Glaubt man den Karriere-Websites und Hochglanzbroschüren, hat jedes nahezu jedes Unternehmen eine mindestens einzigartige, auf jeden Fall aber dynamische Unternehmenskultur, die sich durch eine offene Atmosphäre und hohe Leistungsorientierung auszeichnet. Teamspirit, Eigenverantwortung, Kundenerfolg, Entdeckergeist und soziale Verantwortung sind Schlagworte, die in der Beschreibung der eigenen Unternehmenskultur offensichtlich nicht fehlen dürfen. So scheint es. Reicht es nun für mich als interessierten Kandidaten, mir bei der Job-wahl diese Ansammlung von hochtönenden Leitsätzen anzuschauen, um den für mich passenden Arbeitgeber zu finden?

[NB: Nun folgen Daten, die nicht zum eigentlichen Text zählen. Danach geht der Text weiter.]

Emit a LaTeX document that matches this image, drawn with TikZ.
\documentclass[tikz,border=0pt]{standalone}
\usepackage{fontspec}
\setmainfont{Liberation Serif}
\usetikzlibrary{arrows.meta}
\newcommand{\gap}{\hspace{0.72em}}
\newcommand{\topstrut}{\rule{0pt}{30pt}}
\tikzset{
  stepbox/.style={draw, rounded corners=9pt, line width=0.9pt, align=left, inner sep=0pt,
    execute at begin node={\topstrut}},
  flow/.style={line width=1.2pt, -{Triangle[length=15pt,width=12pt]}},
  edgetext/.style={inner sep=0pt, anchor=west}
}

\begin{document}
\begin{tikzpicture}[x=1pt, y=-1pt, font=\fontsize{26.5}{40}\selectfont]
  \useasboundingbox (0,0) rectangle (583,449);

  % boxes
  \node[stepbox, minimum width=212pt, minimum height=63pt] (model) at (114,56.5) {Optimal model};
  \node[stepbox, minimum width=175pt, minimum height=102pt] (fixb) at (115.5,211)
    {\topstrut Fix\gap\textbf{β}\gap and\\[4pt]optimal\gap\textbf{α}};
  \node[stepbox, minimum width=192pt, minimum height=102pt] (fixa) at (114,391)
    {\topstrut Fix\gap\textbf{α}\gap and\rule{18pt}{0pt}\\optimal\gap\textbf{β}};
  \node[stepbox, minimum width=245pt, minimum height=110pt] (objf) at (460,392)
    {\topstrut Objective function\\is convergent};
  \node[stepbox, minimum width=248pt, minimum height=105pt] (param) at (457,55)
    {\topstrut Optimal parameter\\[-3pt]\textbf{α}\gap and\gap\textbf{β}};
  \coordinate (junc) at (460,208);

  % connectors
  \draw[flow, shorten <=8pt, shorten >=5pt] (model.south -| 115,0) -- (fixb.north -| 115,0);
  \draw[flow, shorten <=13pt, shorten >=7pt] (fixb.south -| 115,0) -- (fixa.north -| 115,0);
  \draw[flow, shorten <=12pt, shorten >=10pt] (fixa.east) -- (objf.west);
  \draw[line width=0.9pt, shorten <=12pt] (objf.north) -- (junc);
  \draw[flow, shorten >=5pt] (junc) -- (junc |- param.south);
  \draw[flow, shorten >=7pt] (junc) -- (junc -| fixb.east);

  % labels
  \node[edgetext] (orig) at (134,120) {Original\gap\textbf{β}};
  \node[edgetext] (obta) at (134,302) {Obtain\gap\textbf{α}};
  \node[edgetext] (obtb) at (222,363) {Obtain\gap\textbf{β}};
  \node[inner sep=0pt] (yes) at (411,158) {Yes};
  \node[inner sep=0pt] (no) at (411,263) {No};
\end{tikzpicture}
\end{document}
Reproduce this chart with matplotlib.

Nur mal angenommen: ich möchte auswandern. Allerdings weiß ich noch nicht, in welches Land; auf jeden Fall erstmal raus aus Deutschland. Ich schaue mir also nicht nur an, wie teuer die verschiedenen Länder sind, welche Sprache dort gesprochen wird und ob ich dort überhaupt einen Arbeitsplatz finde, ich will natürlich auch wissen, wie die Leute dort ticken, welche ungeschriebenen Regeln es gibt und welche Werte gelebt werden. Unterm Strich: Ich will wissen, welche Kultur das Land prägt. Die Prospekte der Urlaubsanbieter kann ich mir natürlich ansehen, aber vertrauen würde ich denen schon aus zwei Gründen nicht: Zum einen geht es darum, zu verkaufen. Wer Touristen anlocken will, wird nie von einer peniblen, unzuverlässigen Kultur mit leicht reizbaren Menschen berichten. Zum anderen stellt sich die Frage, inwiefern etwas so Komplexes wie die Unternehmenskultur wirklich in ein paar Worte gefasst werden kann. Kultur zeichnet sich doch vor allem durch tiefliegende Grundannahmen, Normen und Werte aus!
Was soll ich also tun? Als erstes will ich herausfinden, welche Aspekte einer Kultur mir persönlich überhaupt wichtig sind. Ist mir Pünktlichkeit wichtig, oder empfinde ich es als entlastend, wenn nicht alles immer so eng gesehen wird? Freue ich mich darüber, wenn mir Fremde wie Freunde begegnen oder möchte ich am Anfang lieber ein bisschen Distanz, um jemanden kennenzulernen? Finde ich es angenehm, wenn Probleme vorsichtig und etwas verblümt geäußert werden, um die Harmonie zu wahren oder gehören sie meiner Meinung nach offen auf den Tisch? Hier gibt es kein richtig oder falsch. Es geht viel eher um passend oder unpassend. Im zweiten Schritt versuche ich deshalb, an geeigneten Stellen herauszufinden, was die verschiedenen Kulturen auszeichnet. Ich suche also Kontakt zu Menschen, die die Kultur kennen. Menschen, die dort leben, ebenfalls ausgewandert sind, die Bekannte dort haben oder vielleicht mal dort gelebt haben.
Wie lässt sich dies nun auf Unternehmen übertragen? Zunächst bin ich angemessen skeptisch hinsichtlich der Art und Weise, wie Unternehmen ihre Unternehmenskultur bewusst darstellen. Auch die Unternehmen wollen sich schließlich gut verkaufen, um qualifizierte Bewerber wie mich anzulocken. Und wer weiß schon, ob sich Unternehmen nicht viel eher so darstellen, wie sie gerne sein würden und nicht so, wie sie tatsächlich sind? Außerdem stellt sich mir gleichfalls die Frage nach Prioritäten: Brauche ich wirklich eine Kultur mit Teamspirit – oder bin ich viel glücklicher, wenn ich in Ruhe meine Arbeit erledigen kann? Nach Studium der Karrierewebseiten suche ich dann nach Kontakt zu Personen, die das Unternehmen kennen. Und generell halte ich, wann immer ich im Bewerbungsprozess Kontakt zu Unternehmen habe, die Augen offen: Entsprechen die gelebten Werte wohl dem, was mir versprochen wird?
Wie also meist im Leben: Trau, schau, wem. Und etwas Vertrauen in das Unternehmen darf auch geschenkt werden, denn schließlich lässt sich die Realität auch an den Ansprüchen messen. Übrigens ist es durchaus legitim, als Kandidat auch ein Unternehmen nach Referenzen zu fragen: Das Gespräch mit einem „echten“ Mitarbeiter der Fachabteilung ist häufig eine wertvolle Ergänzung zum Austausch mit der Peronalabteilung.